* EXERCISE TASK:
Write the lines out again, from the top of the material to the line containing "0.95, 0.9, 0.25];", pictures excluded.

##############################

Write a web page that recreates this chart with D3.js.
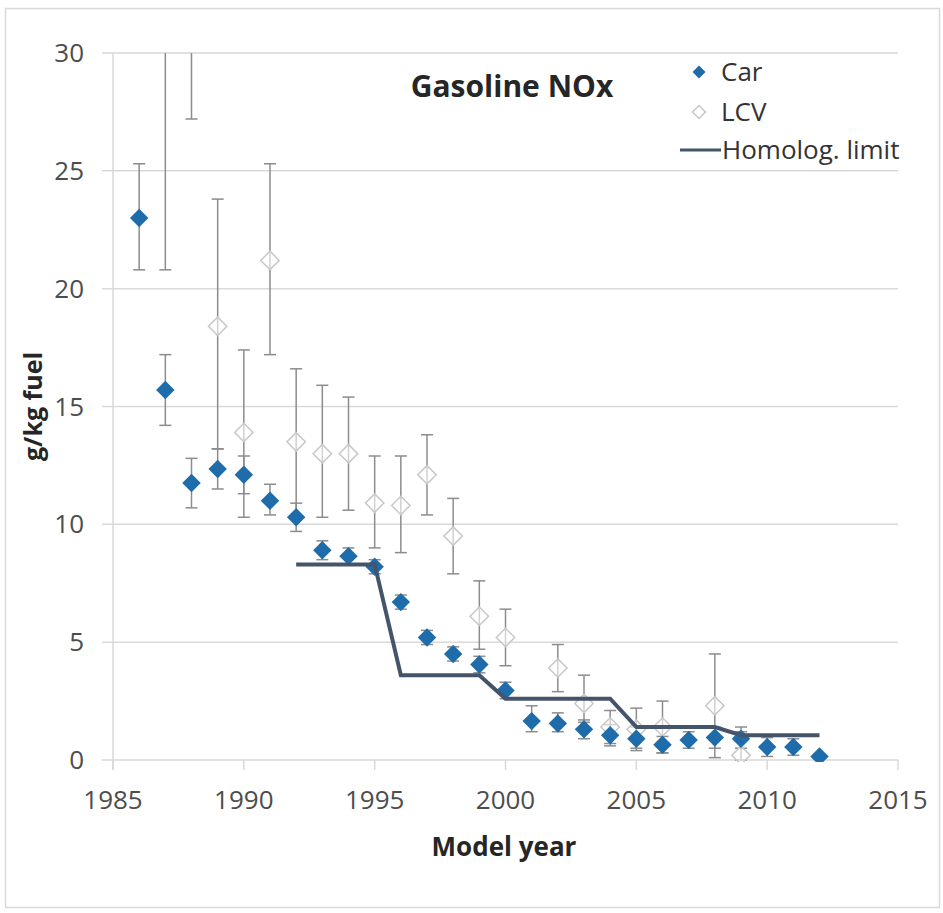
<!DOCTYPE html>
<html>
<head>
<meta charset="utf-8">
<script src="https://cdn.jsdelivr.net/npm/d3@7"></script>
<style>
  html, body { margin: 0; padding: 0; background: #fff; }
  svg { display: block; font-family: "Open Sans", sans-serif; }
</style>
</head>
<body>
<div id="chart"></div>
<script>
// data
const carYears = d3.range(1986, 2013);
const carValues = [23.0, 15.7, 11.75, 12.35, 12.1, 11.0, 10.3, 8.9, 8.65, 8.2, 6.7, 5.2, 4.5, 4.05, 2.95, 1.65, 1.55, 1.3, 1.05, 0.9, 0.65, 0.85, 0.95, 0.9, 0.55, 0.55, 0.15];
const carLow = [20.8, 14.2, 10.7, 11.5, 11.3, 10.4, 9.7, 8.5, 8.3, 7.9, 6.4, 4.9, 4.2, 3.7, 2.6, 1.2, 1.2, 0.9, 0.7, 0.5, 0.3, 0.5, 0.5, 0.5, 0.15, 0.2, 0.05];
const carHigh = [25.3, 17.2, 12.8, 13.2, 12.9, 11.7, 10.9, 9.3, 9.0, 8.5, 7.0, 5.5, 4.8, 4.4, 3.3, 2.3, 2.0, 1.7, 1.5, 1.4, 1.0, 1.2, 1.4, 1.4, 0.95, 0.9, 0.25];

const lcvYears = [1987, 1988, 1989, 1990, 1991, 1992, 1993, 1994, 1995, 1996, 1997, 1998, 1999, 2000, 2002, 2003, 2004, 2005, 2006, 2008, 2009];
const lcvValues = [31.5, 33.5, 18.4, 13.9, 21.2, 13.5, 13.0, 13.0, 10.9, 10.8, 12.1, 9.5, 6.1, 5.2, 3.9, 2.4, 1.4, 1.3, 1.4, 2.3, 0.2];
const lcvLow = [20.8, 27.2, 13.2, 10.3, 17.2, 10.3, 10.3, 10.6, 9.0, 8.8, 10.4, 7.9, 4.7, 4.0, 2.9, 1.6, 0.6, 0.4, 0.3, 0.1, 0.0];
const lcvHigh = [42.2, 39.8, 23.8, 17.4, 25.3, 16.6, 15.9, 15.4, 12.9, 12.9, 13.8, 11.1, 7.6, 6.4, 4.9, 3.6, 2.1, 2.2, 2.5, 4.5, 1.2];

const limitYears = d3.range(1992, 2013);
const limitValues = [8.3, 8.3, 8.3, 8.3, 3.6, 3.6, 3.6, 3.6, 2.6, 2.6, 2.6, 2.6, 2.6, 1.4, 1.4, 1.4, 1.4, 1.05, 1.05, 1.05, 1.05];

const xTicks = [1985, 1990, 1995, 2000, 2005, 2010, 2015];
const yTicks = [0, 5, 10, 15, 20, 25, 30];

const carColor = "#1f6cab";
const lcvStroke = "#c8c8c8";
const limitColor = "#44546a";
const errColor = "#8c8c8c";
const gridColor = "#d9d9d9";

const W = 943, H = 913;
const svg = d3.select("#chart").append("svg")
    .attr("width", W)
    .attr("height", H);

// chart area border
svg.append("rect")
    .attr("x", 5.5).attr("y", 8.5)
    .attr("width", 934).attr("height", 899)
    .attr("fill", "#fff")
    .attr("stroke", gridColor)
    .attr("stroke-width", 1.5);

const x = d3.scaleLinear().domain([1985, 2015]).range([113, 898]);
const y = d3.scaleLinear().domain([0, 30]).range([760, 53]);

// grid lines + y ticks (outside)
svg.append("g").selectAll("line")
    .data(yTicks)
    .join("line")
    .attr("x1", 102).attr("x2", x(2015))
    .attr("y1", d => y(d)).attr("y2", d => y(d))
    .attr("stroke", gridColor)
    .attr("stroke-width", 1.5);

// y axis line
svg.append("line")
    .attr("x1", x(1985)).attr("x2", x(1985))
    .attr("y1", y(30)).attr("y2", y(0) + 10)
    .attr("stroke", gridColor)
    .attr("stroke-width", 1.5);

// x ticks
svg.append("g").selectAll("line")
    .data(xTicks)
    .join("line")
    .attr("x1", d => x(d)).attr("x2", d => x(d))
    .attr("y1", y(0)).attr("y2", y(0) + 10)
    .attr("stroke", gridColor)
    .attr("stroke-width", 1.5);

// tick labels
svg.append("g").selectAll("text")
    .data(yTicks)
    .join("text")
    .attr("x", 84)
    .attr("y", d => y(d))
    .attr("dy", "0.35em")
    .attr("text-anchor", "end")
    .style("font-size", "26px")
    .attr("fill", "#4d4d4d")
    .text(d => d);

svg.append("g").selectAll("text")
    .data(xTicks)
    .join("text")
    .attr("x", d => x(d))
    .attr("y", 800)
    .attr("dy", "0.35em")
    .attr("text-anchor", "middle")
    .style("font-size", "26px")
    .attr("fill", "#4d4d4d")
    .text(d => d);

// axis titles
svg.append("text")
    .attr("x", 504).attr("y", 847)
    .attr("dy", "0.35em")
    .attr("text-anchor", "middle")
    .style("font-size", "26px")
    .style("font-weight", "bold")
    .attr("fill", "#262626")
    .text("Model year");

svg.append("text")
    .attr("transform", `translate(33,${(y(0) + y(30)) / 2}) rotate(-90)`)
    .attr("dy", "0.35em")
    .attr("text-anchor", "middle")
    .style("font-size", "25px")
    .style("font-weight", "bold")
    .attr("fill", "#262626")
    .text("g/kg fuel");

// chart title
svg.append("text")
    .attr("x", 512).attr("y", 86)
    .attr("dy", "0.35em")
    .attr("text-anchor", "middle")
    .style("font-size", "30px")
    .style("font-weight", "bold")
    .attr("fill", "#262626")
    .text("Gasoline NOx");

// plot clip
svg.append("clipPath").attr("id", "plot")
    .append("rect")
    .attr("x", x(1985)).attr("y", y(30))
    .attr("width", x(2015) - x(1985))
    .attr("height", y(0) - y(30) + 2);

const plot = svg.append("g").attr("clip-path", "url(#plot)");

const diamond = d3.symbol().type(d3.symbolSquare);

function errorBars(g, years, low, high) {
    const cap = 6;
    const rows = years.map((yr, i) => ({ yr, lo: low[i], hi: high[i] }));
    const eg = g.append("g")
        .attr("stroke", errColor)
        .attr("stroke-width", 1.5);
    eg.selectAll(".stem").data(rows).join("line")
        .attr("x1", d => x(d.yr)).attr("x2", d => x(d.yr))
        .attr("y1", d => y(d.lo)).attr("y2", d => y(d.hi));
    eg.selectAll(".lo").data(rows).join("line")
        .attr("x1", d => x(d.yr) - cap).attr("x2", d => x(d.yr) + cap)
        .attr("y1", d => y(d.lo)).attr("y2", d => y(d.lo));
    eg.selectAll(".hi").data(rows).join("line")
        .attr("x1", d => x(d.yr) - cap).attr("x2", d => x(d.yr) + cap)
        .attr("y1", d => y(d.hi)).attr("y2", d => y(d.hi));
}

// Car error bars
errorBars(plot, carYears, carLow, carHigh);

// LCV
errorBars(plot, lcvYears, lcvLow, lcvHigh);
plot.append("g").selectAll("path")
    .data(lcvYears.map((yr, i) => ({ yr, v: lcvValues[i] })))
    .join("path")
    .attr("d", diamond.size(170))
    .attr("transform", d => `translate(${x(d.yr)},${y(d.v)}) rotate(45)`)
    .attr("fill", "#fff")
    .attr("fill-opacity", 0.6)
    .attr("stroke", lcvStroke)
    .attr("stroke-width", 1.5);

// Car markers
plot.append("g").selectAll("path")
    .data(carYears.map((yr, i) => ({ yr, v: carValues[i] })))
    .join("path")
    .attr("d", diamond.size(170))
    .attr("transform", d => `translate(${x(d.yr)},${y(d.v)}) rotate(45)`)
    .attr("fill", carColor);

// homologation limit
plot.append("path")
    .datum(limitYears.map((yr, i) => [yr, limitValues[i]]))
    .attr("fill", "none")
    .attr("stroke", limitColor)
    .attr("stroke-width", 4)
    .attr("d", d3.line().x(d => x(d[0])).y(d => y(d[1])));

// legend
const legend = svg.append("g").style("font-size", "26px").attr("fill", "#333");
legend.append("path")
    .attr("d", diamond.size(85))
    .attr("transform", "translate(699,72) rotate(45)")
    .attr("fill", carColor);
legend.append("text").attr("x", 721).attr("y", 72).attr("dy", "0.35em").text("Car");

legend.append("path")
    .attr("d", diamond.size(85))
    .attr("transform", "translate(699,112) rotate(45)")
    .attr("fill", "#fff")
    .attr("stroke", lcvStroke)
    .attr("stroke-width", 1.5);
legend.append("text").attr("x", 721).attr("y", 112).attr("dy", "0.35em").text("LCV");

legend.append("line")
    .attr("x1", 680).attr("x2", 721)
    .attr("y1", 150).attr("y2", 150)
    .attr("stroke", limitColor)
    .attr("stroke-width", 3);
legend.append("text").attr("x", 722).attr("y", 150).attr("dy", "0.35em").text("Homolog. limit");
</script>
</body>
</html>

##############################

* EXERCISE OUTPUT:
Write a web page that recreates this chart with D3.js.
<!DOCTYPE html>
<html>
<head>
<meta charset="utf-8">
<script src="https://cdn.jsdelivr.net/npm/d3@7"></script>
<style>
  html, body { margin: 0; padding: 0; background: #fff; }
  svg { display: block; font-family: "Open Sans", sans-serif; }
</style>
</head>
<body>
<div id="chart"></div>
<script>
// data
const carYears = d3.range(1986, 2013);
const carValues = [23.0, 15.7, 11.75, 12.35, 12.1, 11.0, 10.3, 8.9, 8.65, 8.2, 6.7, 5.2, 4.5, 4.05, 2.95, 1.65, 1.55, 1.3, 1.05, 0.9, 0.65, 0.85, 0.95, 0.9, 0.55, 0.55, 0.15];
const carLow = [20.8, 14.2, 10.7, 11.5, 11.3, 10.4, 9.7, 8.5, 8.3, 7.9, 6.4, 4.9, 4.2, 3.7, 2.6, 1.2, 1.2, 0.9, 0.7, 0.5, 0.3, 0.5, 0.5, 0.5, 0.15, 0.2, 0.05];
const carHigh = [25.3, 17.2, 12.8, 13.2, 12.9, 11.7, 10.9, 9.3, 9.0, 8.5, 7.0, 5.5, 4.8, 4.4, 3.3, 2.3, 2.0, 1.7, 1.5, 1.4, 1.0, 1.2, 1.4, 1.4, 0.95, 0.9, 0.25];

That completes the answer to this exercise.